SEXP attribute_hidden R_doDotCall(DL_FUNC ofun, int nargs, SEXP *cargs,
				  SEXP call) {
    VarFun fun = NULL;
    SEXP retval = R_NilValue;	/* -Wall */
    fun = (VarFun) ofun;
    switch (nargs) {
    case 0:
	retval = (SEXP)ofun();
	break;
    case 1:
	retval = (SEXP)fun(cargs[0]);
	break;
    case 2:
	retval = (SEXP)fun(cargs[0], cargs[1]);
	break;
...
    case 65:
	retval = (SEXP)fun(
	    cargs[0],  cargs[1],  cargs[2],  cargs[3],  cargs[4],
	    cargs[5],  cargs[6],  cargs[7],  cargs[8],  cargs[9],
	    cargs[10], cargs[11], cargs[12], cargs[13], cargs[14],
	    cargs[15], cargs[16], cargs[17], cargs[18], cargs[19],
	    cargs[20], cargs[21], cargs[22], cargs[23], cargs[24],
	    cargs[25], cargs[26], cargs[27], cargs[28], cargs[29],
	    cargs[30], cargs[31], cargs[32], cargs[33], cargs[34],
	    cargs[35], cargs[36], cargs[37], cargs[38], cargs[39],
	    cargs[40], cargs[41], cargs[42], cargs[43], cargs[44],
	    cargs[45], cargs[46], cargs[47], cargs[48], cargs[49],
	    cargs[50], cargs[51], cargs[52], cargs[53], cargs[54],
	    cargs[55], cargs[56], cargs[57], cargs[58], cargs[59],
	    cargs[60], cargs[61], cargs[62], cargs[63], cargs[64]);
	break;
    default:
	errorcall(call, _("too many arguments, sorry"));
    }
    return retval;
}

So the C source code of R does not show any evidence of any special unpacking syntax.

How does python do it?

How does Python call C code?

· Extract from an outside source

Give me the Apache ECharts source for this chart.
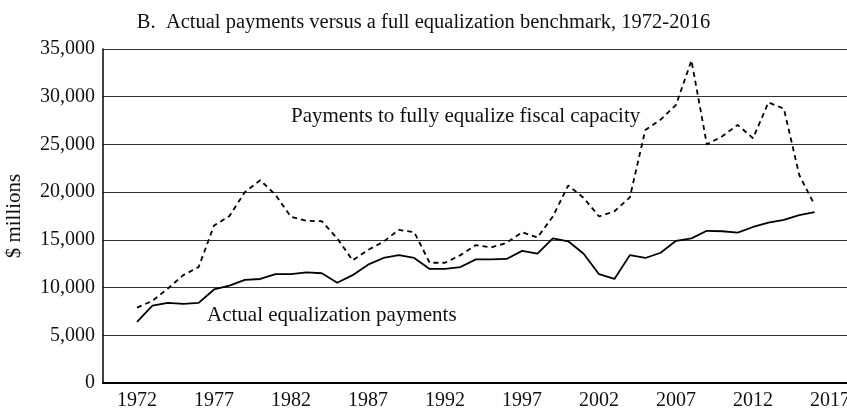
<!DOCTYPE html>
<html>
<head>
<meta charset="utf-8">
<script src="https://cdn.jsdelivr.net/npm/echarts@6/dist/echarts.min.js"></script>
<style>
  html, body { margin: 0; padding: 0; background: #fff; }
  #main { width: 847px; height: 415px; }
</style>
</head>
<body>
<div id="main"></div>
<script>
/* 数据 */
var years = [];
for (var y = 1972; y <= 2016; y++) years.push(y);

// 实际均等化支付 ($ millions)
var actualPayments = [
  6400, 8100, 8400, 8300, 8400, 9800, 10200, 10800, 10900, 11400,
  11400, 11600, 11500, 10500, 11300, 12400, 13100, 13400, 13100, 11950,
  11950, 12150, 12950, 12950, 13000, 13850, 13550, 15150, 14850, 13550,
  11400, 10900, 13400, 13100, 13650, 14900, 15150, 15950, 15900, 15750,
  16350, 16800, 17100, 17600, 17900
];
// 完全均等化财政能力所需支付
var fullEqualization = [
  7900, 8600, 9900, 11300, 12150, 16500, 17500, 20000, 21250, 19700,
  17400, 17000, 16950, 15150, 12850, 13950, 14800, 16050, 15800, 12600,
  12600, 13400, 14450, 14200, 14700, 15800, 15250, 17450, 20700, 19400,
  17450, 18000, 19450, 26500, 27600, 29150, 33800, 25000, 25850, 27050,
  25650, 29400, 28750, 21800, 18650
];
var xTickLabels = [1972, 1977, 1982, 1987, 1992, 1997, 2002, 2007, 2012, 2017];

function pairs(vals) {
  return years.map(function (yr, i) { return [yr, vals[i]]; });
}

var FONT = '"Liberation Serif", "DejaVu Serif", serif';

var chart = echarts.init(document.getElementById('main'));
chart.setOption({
  animation: false,
  backgroundColor: '#fff',
  title: {
    text: 'B.  Actual payments versus a full equalization benchmark, 1972-2016',
    left: 'center',
    top: 7,
    textStyle: { fontFamily: FONT, fontSize: 20.5, fontWeight: 'normal', color: '#111' }
  },
  grid: { left: 103, right: 0, top: 49, bottom: 32, outerBoundsMode: 'none', containLabel: false },
  xAxis: {
    type: 'value',
    min: 1969.79,
    max: 2018.1,
    axisLine: { show: true, lineStyle: { color: '#000', width: 2 } },
    axisTick: { show: false },
    splitLine: { show: false },
    axisLabel: {
      customValues: xTickLabels,
      fontFamily: FONT, fontSize: 20, color: '#111', margin: 8,
      formatter: function (v) { return String(v); }
    }
  },
  yAxis: {
    type: 'value',
    min: 0, max: 35000, interval: 5000,
    name: '$ millions',
    nameLocation: 'middle',
    nameGap: 78,
    nameTextStyle: { fontFamily: FONT, fontSize: 21, color: '#111' },
    axisLine: { show: true, lineStyle: { color: '#000', width: 1.5 } },
    axisTick: { show: false },
    splitLine: { show: true, lineStyle: { color: '#333', width: 1 } },
    axisLabel: {
      fontFamily: FONT, fontSize: 20, color: '#111', margin: 8,
      formatter: function (v) { return v.toString().replace(/\B(?=(\d{3})+(?!\d))/g, ','); }
    }
  },
  graphic: [
    { type: 'text', left: 291, top: 106,
      style: { text: 'Payments to fully equalize fiscal capacity', font: '21px ' + FONT, fill: '#111' } },
    { type: 'text', left: 207, top: 305,
      style: { text: 'Actual equalization payments', font: '21px ' + FONT, fill: '#111' } }
  ],
  series: [
    {
      name: 'Payments to fully equalize fiscal capacity',
      type: 'line',
      data: pairs(fullEqualization),
      showSymbol: false,
      lineStyle: { color: '#000', width: 1.8, type: [5, 4] },
      z: 3
    },
    {
      name: 'Actual equalization payments',
      type: 'line',
      data: pairs(actualPayments),
      showSymbol: false,
      lineStyle: { color: '#000', width: 1.8, type: 'solid' },
      z: 4
    }
  ]
});
</script>
</body>
</html>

For example I recently coded interface.c which defines a python/C++ interface function ModelSelectionInterface. It is declared as using METH_VARARGS which means there are always two arguments, as documented in Common Object Structures: “This is the typical calling convention, where the methods have the type PyCFunction. The function expects two PyObject* values. The first one is the self object for methods; for module functions, it is the module object. The second parameter (often called args) is a tuple object representing all arguments.” That doc page explains that Python allows several other METH_SOMETHING values, each of which have a specified number of arguments, one or more of which is a tuple/array representing any number of arguments. So python does not have a limit on the number of arguments, except for the size of a tuple/array. In python the number and types of arguments are defined by PyArg_ParseTuple which is arguably cleaner than the R solution.

What about C++?

Does argument unpacking exist in C++? Yes, since C++17 or C++20. There is some support via std::apply (for callables, here is another blog post with a discussion and example) and std::make_from_tuple (for instantiation/construction). Could R be re-implemented in C++ to take advantage of this new feature, and avoid that huge switch block? For the .Call interface it could, because it could use std::apply with a tuple of SEXP. For the .C interface it could do something similar with tuple of pointers to int/double/etc.

What about the inverse operation, variable number of arguments? The C++ equivalent of C’s va_arg etc is described as variadic on parameter_pack.